* start *

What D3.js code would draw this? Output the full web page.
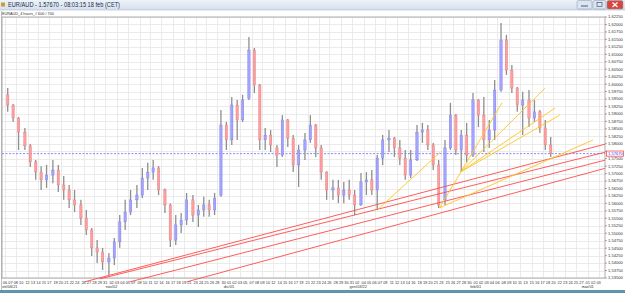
<!DOCTYPE html>
<html><head><meta charset="utf-8">
<script src="https://cdn.jsdelivr.net/npm/d3@7"></script>
<style>html,body{margin:0;padding:0;background:#fff;overflow:hidden}svg{display:block}</style>
</head><body>
<svg id="c" width="625" height="293"></svg>
<script>
// ---------------- DATA ----------------
const titleText = "EUR/AUD - 1.57670 - 08:03:15  18 feb (CET)";
const subtitleText = "EURAUD_4 hours_# 600 / 700";
const lastPrice = 1.5767;

const dates = ["2021-10-06","2021-10-07","2021-10-08","2021-10-11","2021-10-12","2021-10-13","2021-10-14","2021-10-15","2021-10-18","2021-10-19","2021-10-20","2021-10-21","2021-10-22","2021-10-25","2021-10-26","2021-10-27","2021-10-28","2021-10-29",
"2021-11-01","2021-11-02","2021-11-03","2021-11-04","2021-11-05","2021-11-08","2021-11-09","2021-11-10","2021-11-11","2021-11-12","2021-11-15","2021-11-16","2021-11-17","2021-11-18","2021-11-19","2021-11-22","2021-11-23","2021-11-24","2021-11-25","2021-11-26","2021-11-29","2021-11-30",
"2021-12-01","2021-12-02","2021-12-03","2021-12-06","2021-12-07","2021-12-08","2021-12-09","2021-12-10","2021-12-13","2021-12-14","2021-12-15","2021-12-16","2021-12-17","2021-12-20","2021-12-21","2021-12-22","2021-12-23","2021-12-24","2021-12-27","2021-12-28","2021-12-29","2021-12-30","2021-12-31",
"2022-01-03","2022-01-04","2022-01-05","2022-01-06","2022-01-07","2022-01-10","2022-01-11","2022-01-12","2022-01-13","2022-01-14","2022-01-17","2022-01-18","2022-01-19","2022-01-20","2022-01-21","2022-01-24","2022-01-25","2022-01-26","2022-01-27","2022-01-28","2022-01-31",
"2022-02-01","2022-02-02","2022-02-03","2022-02-04","2022-02-07","2022-02-08","2022-02-09","2022-02-10","2022-02-11","2022-02-14","2022-02-15","2022-02-16","2022-02-17","2022-02-18"];

const open = [1.5964,1.5930,1.5886,1.5839,1.5793,1.5739,1.5705,1.5679,1.5695,1.5712,1.5662,1.5645,1.5612,1.5595,1.5551,1.5511,1.5451,1.5437,
1.5404,1.5417,1.5471,1.5538,1.5571,1.5612,1.5628,1.5685,1.5705,1.5719,1.5645,1.5595,1.5477,1.5528,1.5544,1.5612,1.5561,1.5578,1.5595,1.5578,1.5628,1.5863,
1.5813,1.5930,1.5880,1.5953,1.6114,1.5997,1.5813,1.5829,1.5786,1.5762,1.5880,1.5819,1.5729,1.5779,1.5813,1.5863,1.5786,1.5705,1.5645,1.5652,1.5628,1.5645,1.5628,
1.5595,1.5672,1.5679,1.5645,1.5752,1.5813,1.5819,1.5786,1.5752,1.5695,1.5746,1.5839,1.5846,1.5796,1.5729,1.5612,1.5786,1.5896,1.5779,1.5829,1.5762,
1.5947,1.5896,1.5813,1.5846,1.5980,1.6148,1.6047,1.5987,1.5930,1.5947,1.5886,1.5907,1.5853,1.5796];

const high = [1.5987,1.5933,1.5890,1.5853,1.5799,1.5746,1.5725,1.5729,1.5746,1.5729,1.5692,1.5662,1.5645,1.5612,1.5578,1.5518,1.5477,1.5451,
1.5434,1.5484,1.5561,1.5612,1.5645,1.5662,1.5719,1.5736,1.5746,1.5725,1.5650,1.5600,1.5561,1.5568,1.5635,1.5628,1.5595,1.5622,1.5612,1.5635,1.5913,1.5873,
1.5957,1.5947,1.5964,1.6158,1.6121,1.6000,1.5853,1.5846,1.5796,1.5896,1.5883,1.5829,1.5796,1.5836,1.5896,1.5866,1.5796,1.5708,1.5679,1.5679,1.5672,1.5679,1.5645,
1.5702,1.5705,1.5712,1.5762,1.5829,1.5846,1.5823,1.5813,1.5779,1.5779,1.5863,1.5870,1.5863,1.5803,1.5746,1.5813,1.5937,1.5900,1.5846,1.5870,1.5970,
1.5950,1.5957,1.5880,1.6014,1.6205,1.6165,1.6064,1.5990,1.5974,1.5980,1.5947,1.5913,1.5880,1.5823];

const low = [1.5907,1.5873,1.5779,1.5779,1.5722,1.5679,1.5645,1.5652,1.5668,1.5638,1.5612,1.5585,1.5571,1.5528,1.5494,1.5424,1.5400,1.5377,
1.5360,1.5394,1.5451,1.5511,1.5561,1.5585,1.5618,1.5645,1.5679,1.5628,1.5568,1.5454,1.5461,1.5501,1.5528,1.5538,1.5521,1.5555,1.5555,1.5561,1.5622,1.5779,
1.5796,1.5813,1.5873,1.5947,1.5970,1.5779,1.5779,1.5772,1.5722,1.5756,1.5789,1.5705,1.5655,1.5746,1.5803,1.5756,1.5679,1.5612,1.5612,1.5601,1.5601,1.5612,1.5561,
1.5592,1.5628,1.5628,1.5578,1.5729,1.5772,1.5756,1.5729,1.5679,1.5685,1.5742,1.5803,1.5779,1.5712,1.5585,1.5595,1.5779,1.5762,1.5705,1.5736,1.5756,
1.5856,1.5772,1.5786,1.5813,1.5974,1.6031,1.5970,1.5907,1.5829,1.5856,1.5873,1.5836,1.5779,1.5756];

const close = [1.5930,1.5886,1.5839,1.5793,1.5739,1.5705,1.5679,1.5695,1.5712,1.5662,1.5645,1.5612,1.5595,1.5551,1.5511,1.5451,1.5437,1.5404,
1.5417,1.5471,1.5538,1.5571,1.5612,1.5628,1.5685,1.5705,1.5719,1.5645,1.5595,1.5477,1.5528,1.5544,1.5612,1.5561,1.5578,1.5595,1.5578,1.5618,1.5863,1.5813,
1.5930,1.5880,1.5947,1.6114,1.5997,1.5813,1.5829,1.5796,1.5762,1.5880,1.5819,1.5729,1.5779,1.5813,1.5863,1.5786,1.5705,1.5645,1.5652,1.5628,1.5645,1.5628,1.5595,
1.5672,1.5679,1.5645,1.5752,1.5813,1.5819,1.5786,1.5752,1.5695,1.5746,1.5839,1.5846,1.5796,1.5729,1.5595,1.5786,1.5896,1.5779,1.5829,1.5762,1.5947,
1.5896,1.5813,1.5846,1.5980,1.6148,1.6047,1.5987,1.5930,1.5947,1.5886,1.5907,1.5853,1.5796,1.5767];

const yTicks = [1.5350,1.5375,1.5400,1.5425,1.5450,1.5475,1.5500,1.5525,1.5550,1.5575,1.5600,1.5625,1.5650,1.5675,1.5700,1.5725,1.5750,1.5775,1.5800,1.5825,1.5850,1.5875,1.5900,1.5925,1.5950,1.5975,1.6000,1.6025,1.6050,1.6075,1.6100,1.6125,1.6150,1.6175,1.6200,1.6225];

const axisStart = "2021-10-06", axisEnd = "2022-03-04";
const monthLabels = ["ott/06/21","nov/02","dic/01","gen/03/22","feb/01","mar/01"];
const monthDates  = ["2021-10-06","2021-11-02","2021-12-01","2022-01-03","2022-02-01","2022-03-01"];

// trend lines: [start time, start price, through time, through price]; extended to the right edge
const redLines = [
  ["2021-10-26T04:00",1.5337,"2022-02-01T00:00",1.5684],
  ["2021-10-29T00:00",1.5347,"2022-02-01T00:00",1.5663],
  ["2021-11-05T08:00",1.5337,"2022-02-01T00:00",1.5634],
  ["2021-11-19T12:00",1.5337,"2022-02-01T00:00",1.5600]
];
// yellow: [start time, start price, end time, end price]
const yellowLines = [
  ["2022-01-06T12:00",1.5578,"2022-01-21T20:00",1.5772],
  ["2022-01-21T16:00",1.5585,"2022-02-07T16:00",1.5937],
  ["2022-01-27T08:00",1.5705,"2022-02-17T12:00",1.5987],
  ["2022-01-27T08:00",1.5705,"2022-02-21T04:00",1.5920],
  ["2022-01-27T08:00",1.5705,"2022-02-22T00:00",1.5896],
  ["2022-01-21T16:00",1.5585,"2022-03-02T00:00",1.5813]
];

// ---------------- LAYOUT ----------------
const plot = {l:2, r:605, t:17, b:278};
const DAY = 86400000;
const t0 = Date.parse(axisStart+"T00:00Z");
function barsIn(ms){const w=new Date(ms).getUTCDay();return w===6?0:(w===0?1:6);}
function idxOf(str){
  const ms = Date.parse(str + (str.length===10?"T00:00Z":"Z"));
  let idx=0, d=t0;
  while(d+DAY<=ms){idx+=barsIn(d); d+=DAY;}
  const h=(ms-d)/3600000, n=barsIn(d);
  if(n===6) idx+=h/4; else if(n===1) idx+=Math.max(0,(h-20)/4);
  return idx;
}
const x = d3.scaleLinear().domain([0, idxOf(axisEnd)]).range([5, 604]);
const y = d3.scaleLinear().domain([1.535, 1.6225]).range([278, 17]);
const fmt = v => d3.format(".5f")(v).replace(".", ",");

const svg = d3.select("#c");
const FONT = "Liberation Sans, Arial, sans-serif";

svg.append("rect").attr("width",625).attr("height",293).attr("fill","#ffffff");

const defs = svg.append("defs");
const g1 = defs.append("linearGradient").attr("id","tb").attr("x1",0).attr("y1",0).attr("x2",0).attr("y2",1);
g1.append("stop").attr("offset","0").attr("stop-color","#eef3f9");
g1.append("stop").attr("offset","1").attr("stop-color","#d5e0ee");
svg.append("rect").attr("x",0).attr("y",0).attr("width",625).attr("height",10).attr("fill","url(#tb)");
svg.append("line").attr("x1",0).attr("x2",625).attr("y1",10).attr("y2",10).attr("stroke","#a9b8cc").attr("stroke-width",0.6);
svg.append("rect").attr("x",1).attr("y",2.5).attr("width",4).attr("height",4).attr("fill","#c8a030");
svg.append("text").attr("x",8).attr("y",7.4).attr("font-family",FONT).attr("font-size",6.4)
  .attr("textLength",112).attr("lengthAdjust","spacingAndGlyphs")
  .attr("fill","#1b2b45").text(titleText);
const btns = [{x:577,w:15,c:"#dbe5f1"},{x:593,w:13,c:"#dbe5f1"},{x:607,w:16,c:"#d9473c"}];
btns.forEach(b=>svg.append("rect").attr("x",b.x).attr("y",0.5).attr("width",b.w).attr("height",8.5).attr("rx",1.5)
  .attr("fill",b.c).attr("stroke","#8796ad").attr("stroke-width",0.5));
svg.append("line").attr("x1",581).attr("x2",588).attr("y1",6).attr("y2",6).attr("stroke","#4a5a70").attr("stroke-width",1);
svg.append("rect").attr("x",597).attr("y",2.5).attr("width",5).attr("height",4).attr("fill","none").attr("stroke","#4a5a70").attr("stroke-width",0.7);
svg.append("path").attr("d","M612.5,2.5L617.5,7M617.5,2.5L612.5,7").attr("stroke","#fff").attr("stroke-width",1.2);

svg.append("text").attr("x",2).attr("y",15.3).attr("font-family",FONT).attr("font-size",3.8).attr("fill","#333").text(subtitleText);

const gGrid = svg.append("g");
yTicks.forEach(v=>gGrid.append("line").attr("x1",plot.l).attr("x2",plot.r).attr("y1",Math.round(y(v))+0.5).attr("y2",Math.round(y(v))+0.5)
  .attr("stroke","#e6e6e6").attr("stroke-width",0.8));

const dayTicks = [];
{
  let last=-99;
  for(let d=t0; d<=Date.parse(axisEnd+"T00:00Z")-DAY; d+=DAY){
    if(new Date(d).getUTCDay()===6) continue;
    const s = new Date(d).toISOString().slice(0,10);
    const px = x(idxOf(s));
    if(px-last>=5){ dayTicks.push({s,px,lab:s.slice(8,10)}); last=px; }
  }
}
dayTicks.forEach((t,i)=>{
  if(i%2===0) gGrid.append("line").attr("x1",Math.round(t.px)+0.5).attr("x2",Math.round(t.px)+0.5).attr("y1",plot.t).attr("y2",plot.b)
    .attr("stroke","#e6e6e6").attr("stroke-width",0.8);
});
const gX = svg.append("g").attr("font-family",FONT).attr("font-size",3.9).attr("fill","#333").attr("text-anchor","middle");
dayTicks.forEach(t=>gX.append("text").attr("x",t.px).attr("y",283.6).text(t.lab));
monthLabels.forEach((m,i)=>{
  const px = x(idxOf(monthDates[i]));
  gX.append("text").attr("x",Math.max(px,m.length*1.1)).attr("y",288).text(m);
});

svg.append("rect").attr("x",plot.l).attr("y",plot.t).attr("width",plot.r-plot.l).attr("height",plot.b-plot.t)
  .attr("fill","none").attr("stroke","#9a9a9a").attr("stroke-width",0.8);

svg.append("line").attr("x1",plot.l).attr("x2",plot.r).attr("y1",y(lastPrice)).attr("y2",y(lastPrice))
  .attr("stroke","#6b6bff").attr("stroke-width",0.8).attr("stroke-dasharray","2,1.5");

const gC = svg.append("g");
dates.forEach((d,i)=>{
  const cx = x(idxOf(d)+3);
  gC.append("line").attr("x1",cx).attr("x2",cx).attr("y1",y(high[i])).attr("y2",y(low[i]))
    .attr("stroke","#8e8e8e").attr("stroke-width",1.3);
  const up = close[i]>=open[i];
  const top = y(Math.max(open[i],close[i])), bot = y(Math.min(open[i],close[i]));
  gC.append("rect").attr("x",cx-1.2).attr("y",top).attr("width",2.4).attr("height",Math.max(0.8,bot-top))
    .attr("fill", up?"#a3a3ff":"#ff9e9e").attr("stroke",up?"#8080e0":"#dd8080").attr("stroke-width",0.4);
});

const gL = svg.append("g").attr("fill","none");
redLines.forEach(l=>{
  const x1=x(idxOf(l[0])), y1=y(l[1]), x2=x(idxOf(l[2])), y2=y(l[3]);
  const s=(y2-y1)/(x2-x1);
  gL.append("line").attr("x1",x1).attr("y1",y1).attr("x2",plot.r).attr("y2",y1+s*(plot.r-x1))
    .attr("stroke","#ff4b4b").attr("stroke-width",0.9);
});
yellowLines.forEach(l=>{
  gL.append("line").attr("x1",x(idxOf(l[0]))).attr("y1",y(l[1])).attr("x2",x(idxOf(l[2]))).attr("y2",y(l[3]))
    .attr("stroke","#ffc41f").attr("stroke-width",0.9);
});

const yl = y(lastPrice);
const gY = svg.append("g").attr("font-family",FONT).attr("font-size",4.1).attr("fill","#333");
yTicks.forEach(v=>{
  gY.append("line").attr("x1",plot.r).attr("x2",plot.r+2).attr("y1",y(v)).attr("y2",y(v)).attr("stroke","#b05050").attr("stroke-width",0.6);
  if (Math.abs(y(v)-yl) > 4.5) gY.append("text").attr("x",plot.r+3).attr("y",y(v)+1.4).text(fmt(v));
});
svg.append("rect").attr("x",plot.r+1.5).attr("y",yl-2.6).attr("width",17).attr("height",5.2).attr("fill","#fff")
  .attr("stroke","#ff4b4b").attr("stroke-width",0.8);
svg.append("text").attr("x",plot.r+3).attr("y",yl+1.5).attr("font-family",FONT).attr("font-size",4.1).attr("fill","#3a3aff").text(fmt(lastPrice));

svg.append("rect").attr("x",0).attr("y",290).attr("width",625).attr("height",3).attr("fill","#5f96a8");
svg.append("line").attr("x1",1.5).attr("x2",1.5).attr("y1",11).attr("y2",290).attr("stroke","#9a9a9a").attr("stroke-width",0.6);
</script>
</body></html>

* end *

Output exactly the span of lines from the top of the listing through the line holding "const lastPrice = 1.5767;", and leave every picture out.

What D3.js code would draw this? Output the full web page.
<!DOCTYPE html>
<html><head><meta charset="utf-8">
<script src="https://cdn.jsdelivr.net/npm/d3@7"></script>
<style>html,body{margin:0;padding:0;background:#fff;overflow:hidden}svg{display:block}</style>
</head><body>
<svg id="c" width="625" height="293"></svg>
<script>
// ---------------- DATA ----------------
const titleText = "EUR/AUD - 1.57670 - 08:03:15  18 feb (CET)";
const subtitleText = "EURAUD_4 hours_# 600 / 700";
const lastPrice = 1.5767;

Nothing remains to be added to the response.